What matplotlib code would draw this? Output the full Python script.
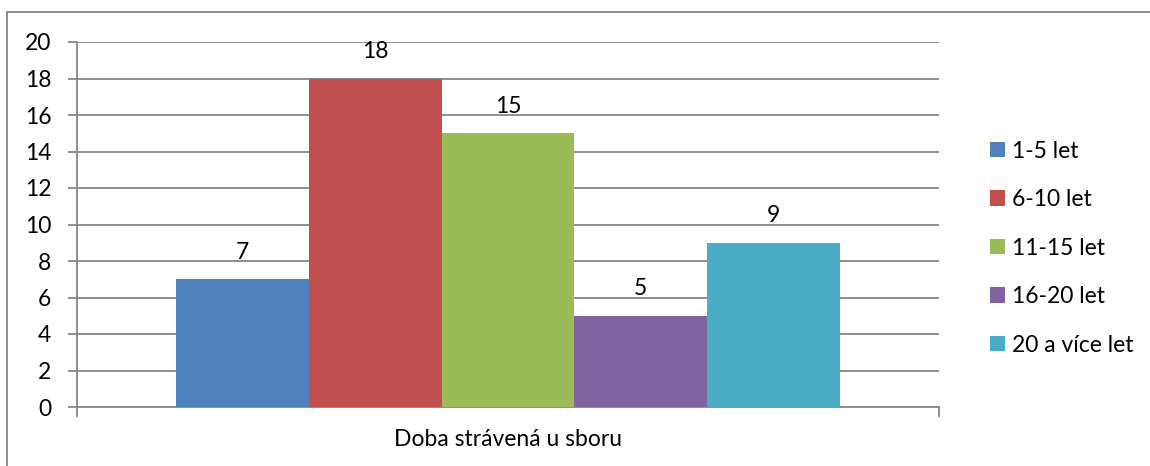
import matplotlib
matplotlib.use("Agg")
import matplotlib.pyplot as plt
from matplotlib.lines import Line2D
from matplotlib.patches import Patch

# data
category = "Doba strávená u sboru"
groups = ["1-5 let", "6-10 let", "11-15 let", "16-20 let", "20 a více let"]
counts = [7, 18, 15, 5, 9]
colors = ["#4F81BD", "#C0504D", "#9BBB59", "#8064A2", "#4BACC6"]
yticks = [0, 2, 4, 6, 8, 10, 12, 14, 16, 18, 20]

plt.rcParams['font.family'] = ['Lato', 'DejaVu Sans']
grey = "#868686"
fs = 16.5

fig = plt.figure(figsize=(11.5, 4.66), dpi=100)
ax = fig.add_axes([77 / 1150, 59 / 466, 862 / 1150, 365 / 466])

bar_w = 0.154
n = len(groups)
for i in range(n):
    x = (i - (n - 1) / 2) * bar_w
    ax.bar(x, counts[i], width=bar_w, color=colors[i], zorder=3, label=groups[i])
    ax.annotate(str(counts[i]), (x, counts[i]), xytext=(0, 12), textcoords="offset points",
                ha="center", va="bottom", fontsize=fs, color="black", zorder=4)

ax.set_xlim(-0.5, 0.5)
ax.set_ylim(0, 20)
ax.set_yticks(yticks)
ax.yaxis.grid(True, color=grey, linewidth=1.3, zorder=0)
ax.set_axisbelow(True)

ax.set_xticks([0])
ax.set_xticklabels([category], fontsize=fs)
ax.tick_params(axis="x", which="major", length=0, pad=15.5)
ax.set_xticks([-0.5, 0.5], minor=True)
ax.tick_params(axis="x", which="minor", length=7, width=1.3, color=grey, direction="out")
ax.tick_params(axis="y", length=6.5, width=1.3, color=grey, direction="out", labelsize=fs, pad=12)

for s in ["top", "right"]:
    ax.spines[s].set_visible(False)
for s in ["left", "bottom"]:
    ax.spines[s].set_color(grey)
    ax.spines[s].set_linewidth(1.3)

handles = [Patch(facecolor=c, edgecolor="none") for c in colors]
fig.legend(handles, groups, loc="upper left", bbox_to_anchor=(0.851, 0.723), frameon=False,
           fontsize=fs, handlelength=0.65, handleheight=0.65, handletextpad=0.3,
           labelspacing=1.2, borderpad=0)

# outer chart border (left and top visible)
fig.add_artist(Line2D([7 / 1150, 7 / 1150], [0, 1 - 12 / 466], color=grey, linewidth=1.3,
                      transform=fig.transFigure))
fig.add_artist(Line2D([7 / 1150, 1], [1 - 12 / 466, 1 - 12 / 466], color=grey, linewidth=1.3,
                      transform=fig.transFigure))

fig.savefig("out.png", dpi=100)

** EXERCISE **
Pull out every line above that holds the word "matplotlib".

** TASK ANSWER **
What matplotlib code would draw this? Output the full Python script.
import matplotlib
matplotlib.use("Agg")
import matplotlib.pyplot as plt
from matplotlib.lines import Line2D
from matplotlib.patches import Patch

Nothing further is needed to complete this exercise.